Last altered in the company’s Annual General Meeting 26 May 2010

Article 1
The name of the company is Fred. Olsen Energy ASA and it is a public limited company.

Article 2
The registered office of the company is in Oslo.

Article 3
The objects of the company are to engage in shipping activities, including the ownership and hiring out of mobile platforms and everything thereto connected, as well as owning shares in companies engaged in similar or related activities.

Article 4
The share capital of the company is NOK 1,333,884,580.00 divided into 66,694,229 registered shares at NOK 20.00. The company shares are to be registered at the Norwegian Central Securities Depository (VPS).

Article 5
The company is led by a board of directors consisting of three to seven members as resolved by the annual general meeting. The chairman of the board or two board members jointly, are authorized to sign for the company.

Article 6
Any and all transfers of shares in Fred. Olsen Energy ASA have to be approved by the board. Approval can only be denied if the composition of shareholders as a consequence of the share transfer would no longer be in accordance with the current Norwegian maritime law in force or other relevant legislation.

Article 7
The notice of the company’s annual general meeting must be sent in writing to all shareholders with a known address. When documents concerning items to be discussed at the annual general meeting have been made available to shareholders on the company’s internet pages, the requirement of the Act on public limited companies that documents should be sent to shareholders, does not apply. This is also the case for documents which according to law 2 should be included in or attached to the notice of the annual general meeting. A shareholder may nevertheless demand that documents concerning items to be discussed at the annual general meeting are sent to him. The company may in the notice indicate a final date for registration, which should not be later than five (5) days before the annual general meeting. The board can decide that shareholders may vote in writing, hereunder by use of electronic information, during a period preceding the annual general meeting. For such voting, an adequate and safe method to authenticate the sender must be used. The annual general meeting is presided over by the chairman of the board or a person designated by him.

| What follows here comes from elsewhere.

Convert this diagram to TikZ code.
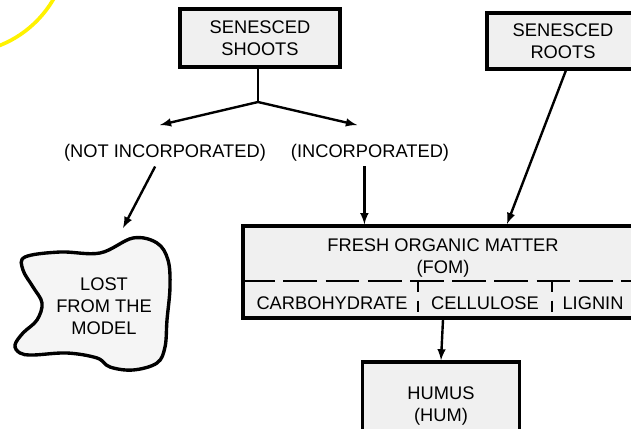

At the annual general meeting, which shall take place every year before the end of the month of June, the following items are to be considered:

a) Examination of the directors’ report, as well as the board’s proposal for the profit and loss account and balance sheet. In this connection, the auditors’ report will also be considered.

b) Adoption of the profit and loss account and balance sheet.

c) Adoption of the group accounts.

d) Allocation of the profit for the year or covering the loss in accordance with the balance sheet adopted, hereunder the distribution of a dividend.

e) Determination of the remuneration of the board of directors and the auditor.

f) Election of the board of directors, when directors are up for election.

g) Other items mentioned in the notice of meeting, which according to law or articles of association fall under the annual general meeting.